start Dataset extract

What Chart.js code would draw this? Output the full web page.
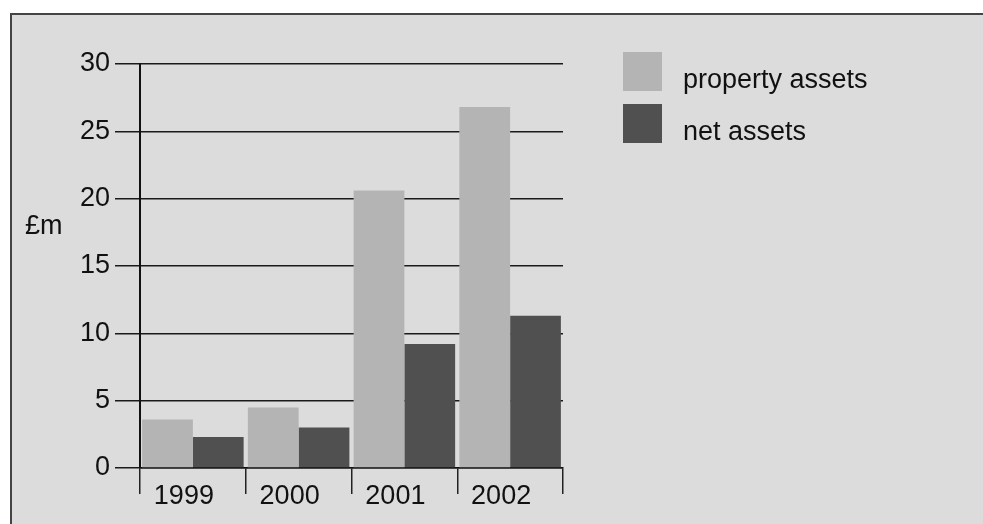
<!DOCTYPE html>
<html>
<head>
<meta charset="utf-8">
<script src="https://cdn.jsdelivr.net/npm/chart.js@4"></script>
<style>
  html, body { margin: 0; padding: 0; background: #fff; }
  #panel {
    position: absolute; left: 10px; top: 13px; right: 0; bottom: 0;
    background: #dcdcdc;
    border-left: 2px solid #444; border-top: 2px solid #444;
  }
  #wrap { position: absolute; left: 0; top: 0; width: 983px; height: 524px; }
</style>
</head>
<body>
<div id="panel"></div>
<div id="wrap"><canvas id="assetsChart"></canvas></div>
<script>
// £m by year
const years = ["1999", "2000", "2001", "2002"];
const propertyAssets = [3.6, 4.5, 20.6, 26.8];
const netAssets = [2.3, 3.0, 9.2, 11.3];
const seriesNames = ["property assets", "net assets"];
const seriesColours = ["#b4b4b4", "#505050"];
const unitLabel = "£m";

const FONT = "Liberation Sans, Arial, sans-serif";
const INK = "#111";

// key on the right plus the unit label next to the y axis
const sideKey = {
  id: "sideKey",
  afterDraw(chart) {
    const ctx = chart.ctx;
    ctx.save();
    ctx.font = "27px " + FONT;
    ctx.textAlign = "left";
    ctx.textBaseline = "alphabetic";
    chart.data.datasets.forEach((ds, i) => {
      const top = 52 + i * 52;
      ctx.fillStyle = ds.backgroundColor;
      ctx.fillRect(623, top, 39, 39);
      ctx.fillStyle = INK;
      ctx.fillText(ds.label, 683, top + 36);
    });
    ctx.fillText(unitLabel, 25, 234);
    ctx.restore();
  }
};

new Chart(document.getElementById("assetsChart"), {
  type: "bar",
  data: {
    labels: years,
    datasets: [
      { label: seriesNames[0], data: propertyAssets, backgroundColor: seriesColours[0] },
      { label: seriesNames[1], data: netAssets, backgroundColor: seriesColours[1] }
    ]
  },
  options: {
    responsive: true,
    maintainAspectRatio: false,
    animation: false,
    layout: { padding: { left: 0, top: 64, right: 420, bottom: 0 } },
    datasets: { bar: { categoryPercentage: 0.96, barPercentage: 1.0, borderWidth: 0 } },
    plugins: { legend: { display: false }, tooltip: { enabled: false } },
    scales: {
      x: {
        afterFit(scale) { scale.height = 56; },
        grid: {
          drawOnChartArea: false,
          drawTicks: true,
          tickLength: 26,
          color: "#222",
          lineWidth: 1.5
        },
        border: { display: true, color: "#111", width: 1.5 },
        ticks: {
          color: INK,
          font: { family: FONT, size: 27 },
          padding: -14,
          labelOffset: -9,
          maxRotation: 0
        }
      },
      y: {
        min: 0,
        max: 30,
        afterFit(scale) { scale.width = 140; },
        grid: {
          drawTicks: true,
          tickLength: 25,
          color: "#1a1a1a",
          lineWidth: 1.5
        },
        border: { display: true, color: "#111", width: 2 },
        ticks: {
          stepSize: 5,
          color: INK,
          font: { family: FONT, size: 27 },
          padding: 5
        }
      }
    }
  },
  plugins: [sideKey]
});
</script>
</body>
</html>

end Dataset extract

**Instructions for the task:** Make an exact copy of the listing above. Do not include the pictures.

**Written answer:**
What Chart.js code would draw this? Output the full web page.
<!DOCTYPE html>
<html>
<head>
<meta charset="utf-8">
<script src="https://cdn.jsdelivr.net/npm/chart.js@4"></script>
<style>
  html, body { margin: 0; padding: 0; background: #fff; }
  #panel {
    position: absolute; left: 10px; top: 13px; right: 0; bottom: 0;
    background: #dcdcdc;
    border-left: 2px solid #444; border-top: 2px solid #444;
  }
  #wrap { position: absolute; left: 0; top: 0; width: 983px; height: 524px; }
</style>
</head>
<body>
<div id="panel"></div>
<div id="wrap"><canvas id="assetsChart"></canvas></div>
<script>
// £m by year
const years = ["1999", "2000", "2001", "2002"];
const propertyAssets = [3.6, 4.5, 20.6, 26.8];
const netAssets = [2.3, 3.0, 9.2, 11.3];
const seriesNames = ["property assets", "net assets"];
const seriesColours = ["#b4b4b4", "#505050"];
const unitLabel = "£m";

const FONT = "Liberation Sans, Arial, sans-serif";
const INK = "#111";

// key on the right plus the unit label next to the y axis
const sideKey = {
  id: "sideKey",
  afterDraw(chart) {
    const ctx = chart.ctx;
    ctx.save();
    ctx.font = "27px " + FONT;
    ctx.textAlign = "left";
    ctx.textBaseline = "alphabetic";
    chart.data.datasets.forEach((ds, i) => {
      const top = 52 + i * 52;
      ctx.fillStyle = ds.backgroundColor;
      ctx.fillRect(623, top, 39, 39);
      ctx.fillStyle = INK;
      ctx.fillText(ds.label, 683, top + 36);
    });
    ctx.fillText(unitLabel, 25, 234);
    ctx.restore();
  }
};

new Chart(document.getElementById("assetsChart"), {
  type: "bar",
  data: {
    labels: years,
    datasets: [
      { label: seriesNames[0], data: propertyAssets, backgroundColor: seriesColours[0] },
      { label: seriesNames[1], data: netAssets, backgroundColor: seriesColours[1] }
    ]
  },
  options: {
    responsive: true,
    maintainAspectRatio: false,
    animation: false,
    layout: { padding: { left: 0, top: 64, right: 420, bottom: 0 } },
    datasets: { bar: { categoryPercentage: 0.96, barPercentage: 1.0, borderWidth: 0 } },
    plugins: { legend: { display: false }, tooltip: { enabled: false } },
    scales: {
      x: {
        afterFit(scale) { scale.height = 56; },
        grid: {
          drawOnChartArea: false,
          drawTicks: true,
          tickLength: 26,
          color: "#222",
          lineWidth: 1.5
        },
        border: { display: true, color: "#111", width: 1.5 },
        ticks: {
          color: INK,
          font: { family: FONT, size: 27 },
          padding: -14,
          labelOffset: -9,
          maxRotation: 0
        }
      },
      y: {
        min: 0,
        max: 30,
        afterFit(scale) { scale.width = 140; },
        grid: {
          drawTicks: true,
          tickLength: 25,
          color: "#1a1a1a",
          lineWidth: 1.5
        },
        border: { display: true, color: "#111", width: 2 },
        ticks: {
          stepSize: 5,
          color: INK,
          font: { family: FONT, size: 27 },
          padding: 5
        }
      }
    }
  },
  plugins: [sideKey]
});
</script>
</body>
</html>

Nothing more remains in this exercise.